#### YOUR GOAL:
Report all lines from the entries below in which "matplotlib" appears.

Rows from a dataset of charts and code:

*-*-*

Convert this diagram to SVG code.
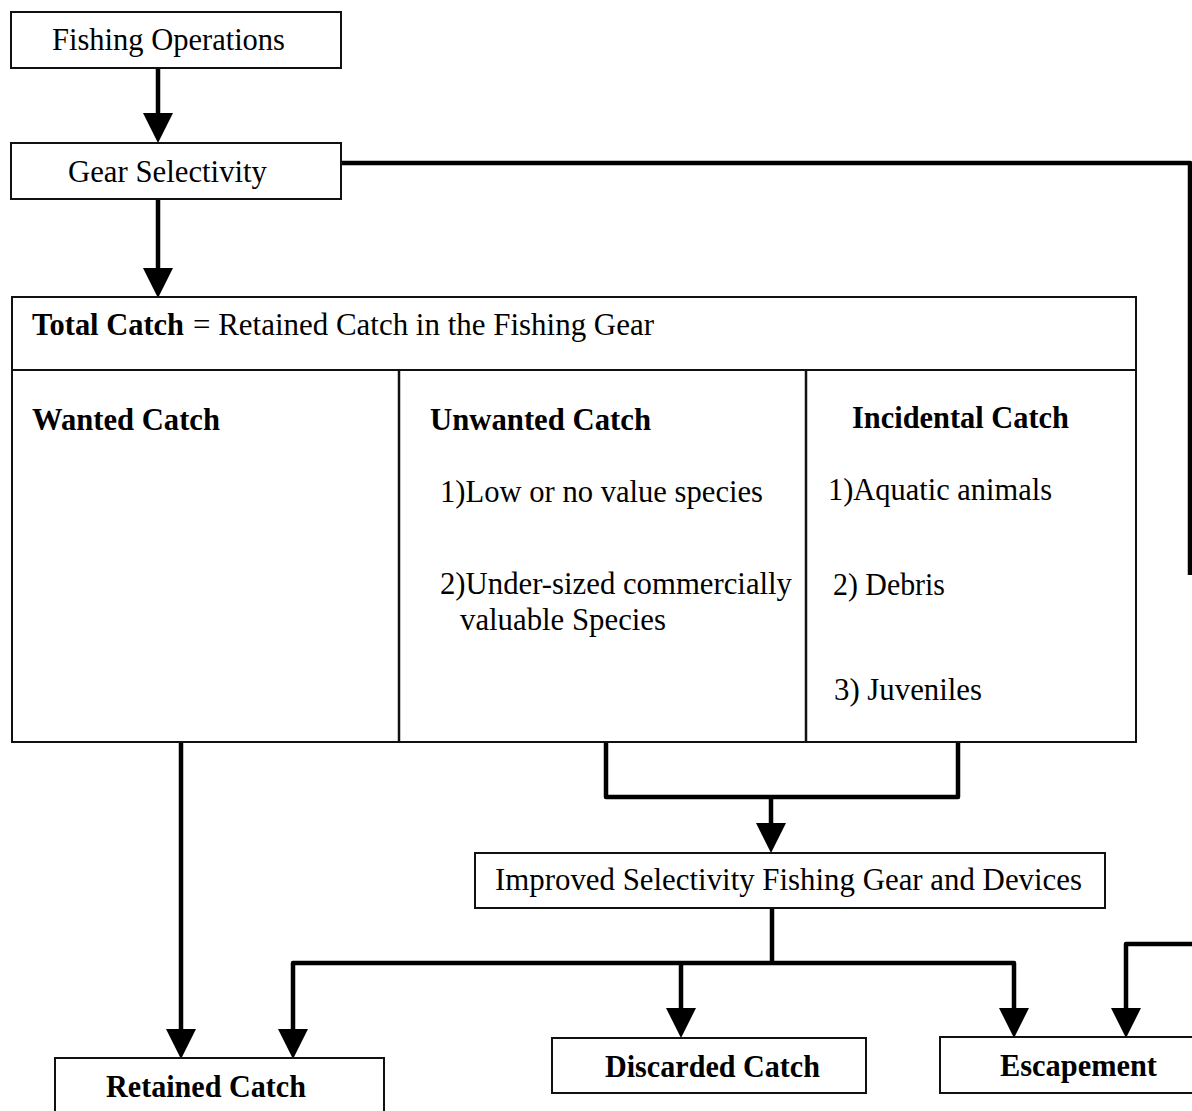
<svg xmlns="http://www.w3.org/2000/svg" width="1192" height="1111" viewBox="0 0 1192 1111">
<style>
.box{fill:#fff;stroke:#111;stroke-width:2}
.wire{fill:none;stroke:#000;stroke-width:4.5;stroke-linejoin:round}
.t{font-family:"Liberation Serif","Times New Roman",serif;font-size:31px;fill:#000}
.b{font-weight:bold}
</style>
<defs>
<marker id="ah" viewBox="0 0 30 30" refX="19" refY="15" markerWidth="30" markerHeight="30" markerUnits="userSpaceOnUse" orient="auto">
<path d="M0,0 L30,15 L0,30 z" fill="#000"/>
</marker>
</defs>
<rect width="1192" height="1111" fill="#fff"/>
<g id="connectors">
<path class="wire" d="M158,68 V132" marker-end="url(#ah)"/>
<path class="wire" d="M158,199 V287" marker-end="url(#ah)"/>
<path class="wire" d="M342,163 H1190 V575"/>
<path class="wire" d="M181,742 V1048" marker-end="url(#ah)"/>
<path class="wire" d="M606,742 V797 H958 V742"/>
<path class="wire" d="M771,797 V842" marker-end="url(#ah)"/>
<path class="wire" d="M772,908 V963"/>
<path class="wire" d="M772,963 H293 V1048" marker-end="url(#ah)"/>
<path class="wire" d="M772,963 H1014 V1027" marker-end="url(#ah)"/>
<path class="wire" d="M681,963 V1027" marker-end="url(#ah)"/>
<path class="wire" d="M1192,944 H1126 V1027" marker-end="url(#ah)"/>
</g>
<g id="fishing-operations">
<rect class="box" x="11" y="12" width="330" height="56"/>
<text class="t" x="52" y="50" textLength="233" lengthAdjust="spacingAndGlyphs">Fishing Operations</text>
</g>
<g id="gear-selectivity">
<rect class="box" x="11" y="143" width="330" height="56"/>
<text class="t" x="68" y="182" textLength="199" lengthAdjust="spacingAndGlyphs">Gear Selectivity</text>
</g>
<g id="total-catch">
<rect class="box" x="12" y="297" width="1124" height="445"/>
<line x1="12" y1="370" x2="1136" y2="370" stroke="#111" stroke-width="2"/>
<line x1="399" y1="370" x2="399" y2="742" stroke="#111" stroke-width="2.5"/>
<line x1="806" y1="370" x2="806" y2="742" stroke="#111" stroke-width="2.5"/>
<text class="t b" x="32" y="335" textLength="152" lengthAdjust="spacingAndGlyphs">Total Catch</text>
<text class="t" x="193" y="335" textLength="461" lengthAdjust="spacingAndGlyphs">= Retained Catch in the Fishing Gear</text>
</g>
<g id="wanted-catch">
<text class="t b" x="32" y="430" textLength="188" lengthAdjust="spacingAndGlyphs">Wanted Catch</text>
</g>
<g id="unwanted-catch">
<text class="t b" x="430" y="430" textLength="221" lengthAdjust="spacingAndGlyphs">Unwanted Catch</text>
<text class="t" x="440" y="502" textLength="323" lengthAdjust="spacingAndGlyphs">1)Low or no value species</text>
<text class="t" x="440" y="594" textLength="352" lengthAdjust="spacingAndGlyphs">2)Under-sized commercially</text>
<text class="t" x="460" y="630" textLength="206" lengthAdjust="spacingAndGlyphs">valuable Species</text>
</g>
<g id="incidental-catch">
<text class="t b" x="852" y="428" textLength="217" lengthAdjust="spacingAndGlyphs">Incidental Catch</text>
<text class="t" x="828" y="500" textLength="224" lengthAdjust="spacingAndGlyphs">1)Aquatic animals</text>
<text class="t" x="833" y="595" textLength="112" lengthAdjust="spacingAndGlyphs">2) Debris</text>
<text class="t" x="834" y="700" textLength="148" lengthAdjust="spacingAndGlyphs">3) Juveniles</text>
</g>
<g id="improved-selectivity">
<rect class="box" x="475" y="853" width="630" height="55"/>
<text class="t" x="495" y="890" textLength="587" lengthAdjust="spacingAndGlyphs">Improved Selectivity Fishing Gear and Devices</text>
</g>
<g id="retained-catch">
<rect class="box" x="55" y="1058" width="329" height="70"/>
<text class="t b" x="106" y="1097" textLength="200" lengthAdjust="spacingAndGlyphs">Retained Catch</text>
</g>
<g id="discarded-catch">
<rect class="box" x="552" y="1038" width="314" height="55"/>
<text class="t b" x="605" y="1077" textLength="215" lengthAdjust="spacingAndGlyphs">Discarded Catch</text>
</g>
<g id="escapement">
<rect class="box" x="940" y="1037" width="270" height="56"/>
<text class="t b" x="1000" y="1076" textLength="157" lengthAdjust="spacingAndGlyphs">Escapement</text>
</g>
</svg>
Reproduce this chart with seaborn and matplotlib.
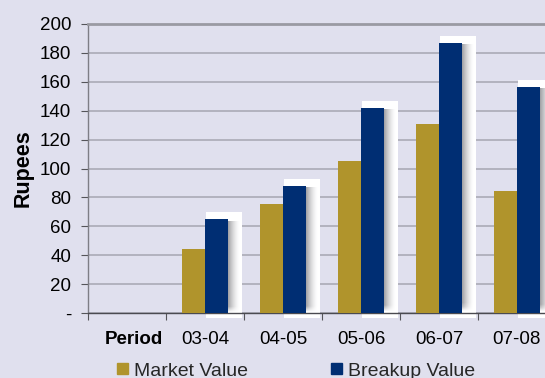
import numpy as np
import pandas as pd
import seaborn as sns
import matplotlib.pyplot as plt
from matplotlib.patches import Rectangle
from matplotlib import transforms

# Chart data
periods = ["Period", "03-04", "04-05", "05-06", "06-07", "07-08"]
market_value = [np.nan, 44, 75.5, 105, 131, 84.5]
breakup_value = [np.nan, 65, 88, 142, 187, 156.5]
series_names = ["Market Value", "Breakup Value"]
y_ticks = [0, 20, 40, 60, 80, 100, 120, 140, 160, 180, 200]
y_tick_labels = ["-", "20", "40", "60", "80", "100", "120", "140", "160", "180", "200"]

BG = "#E0E0EE"
GOLD = "#B0942C"
NAVY = "#002E73"

sns.set_theme(style="white")
plt.rcParams["font.family"] = ["Liberation Sans", "DejaVu Sans"]

df = pd.DataFrame({
    "Period": periods + periods,
    "Series": [series_names[0]] * len(periods) + [series_names[1]] * len(periods),
    "Rupees": market_value + breakup_value,
})

W, H = 545, 378
fig = plt.figure(figsize=(W / 100, H / 100), dpi=100, facecolor=BG)
ax = fig.add_axes([88 / W, 65 / H, (W - 88) / W, 289 / H])
ax.set_facecolor(BG)

sns.barplot(data=df, x="Period", y="Rupees", hue="Series", order=periods,
            hue_order=series_names, palette=[GOLD, NAVY], width=0.58, gap=0,
            saturation=1, ax=ax, legend=False, zorder=3, linewidth=0)

XMAX = 5.36
ax.set_xlim(-0.5, XMAX)
ax.set_ylim(0, 200)

# pixel -> data unit factors
ux = (XMAX + 0.5) / (W - 88)
uy = 200 / 289

# white backing box and soft grey shadow behind the Breakup Value bars
ny, nx = 64, 48
xs = np.linspace(0, 1, nx)
ys = np.linspace(0, 1, ny)
for p in ax.containers[1]:
    h = p.get_height()
    if not np.isfinite(h) or h <= 0:
        continue
    x0, w = p.get_x(), p.get_width()
    ax.add_patch(Rectangle((x0 + 1 * ux, -5 * uy), w + 13 * ux, h + 12 * uy,
                           facecolor="white", linewidth=0, zorder=1.6,
                           clip_on=False))
    top = h - 2 * uy
    fade_px = 6
    vert = np.clip((top - ys * top) / (fade_px * uy), 0, 1)[::-1]
    horiz = (1 - xs) ** 1.6
    alpha = 0.75 * np.outer(vert, horiz)
    img = np.zeros((ny, nx, 4))
    img[..., :3] = (0.50, 0.50, 0.52)
    img[..., 3] = alpha
    ax.imshow(img, extent=(x0 + w, x0 + w + 12 * ux, 0, top), origin="lower",
              aspect="auto", interpolation="bilinear", zorder=1.8)

ax.set_xlim(-0.5, XMAX)
ax.set_ylim(0, 200)
ax.set_aspect("auto")

# axes styling
ax.set_axisbelow(True)
ax.yaxis.grid(True, color="#ABABB6", linewidth=1.2, zorder=0.5)
ax.xaxis.grid(False)
ax.spines["right"].set_visible(False)
ax.spines["top"].set_color("#9A9AA2")
ax.spines["top"].set_linewidth(2)
ax.spines["left"].set_color("#7E7E86")
ax.spines["left"].set_linewidth(1)
ax.spines["bottom"].set_color("#4A4A50")
ax.spines["bottom"].set_linewidth(1)

ax.set_yticks(y_ticks)
ax.set_yticklabels(y_tick_labels)
ax.tick_params(axis="y", which="major", length=5, width=0.8, color="#55555A",
               pad=7, labelsize=13.5, labelcolor="black", left=True)

ax.set_xticks(range(len(periods)))
ax.set_xticklabels(periods)
ax.set_xticks(np.arange(-0.5, 5.0, 1.0), minor=True)
ax.tick_params(axis="x", which="major", length=0, pad=13, labelsize=13.5,
               labelcolor="black")
ax.tick_params(axis="x", which="minor", length=5, width=0.8, color="#55555A",
               bottom=True)
ax.set_xlabel("")
ax.set_ylabel("")

first = ax.get_xticklabels()[0]
first.set_fontweight("bold")
first.set_transform(first.get_transform() +
                    transforms.ScaledTranslation(7 / 100, 0, fig.dpi_scale_trans))

fig.text(23 / W, 1 - 168 / H, "Rupees", rotation=90, fontsize=15.5,
         fontweight="bold", ha="center", va="center", color="black")

handles = [Rectangle((0, 0), 1, 1, color=GOLD), Rectangle((0, 0), 1, 1, color=NAVY)]
fig.legend(handles, series_names, loc="center",
           bbox_to_anchor=(296 / W, 1 - 371 / H), ncol=2, frameon=False,
           fontsize=14, handlelength=0.55, handleheight=0.55, handletextpad=0.3,
           columnspacing=4.3, borderpad=0)

fig.savefig("out.png", dpi=100, facecolor=BG)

*-*-*

#### OUTPUT FOR THIS TASK:
Reproduce this chart with seaborn and matplotlib.
import matplotlib.pyplot as plt
from matplotlib.patches import Rectangle
from matplotlib import transforms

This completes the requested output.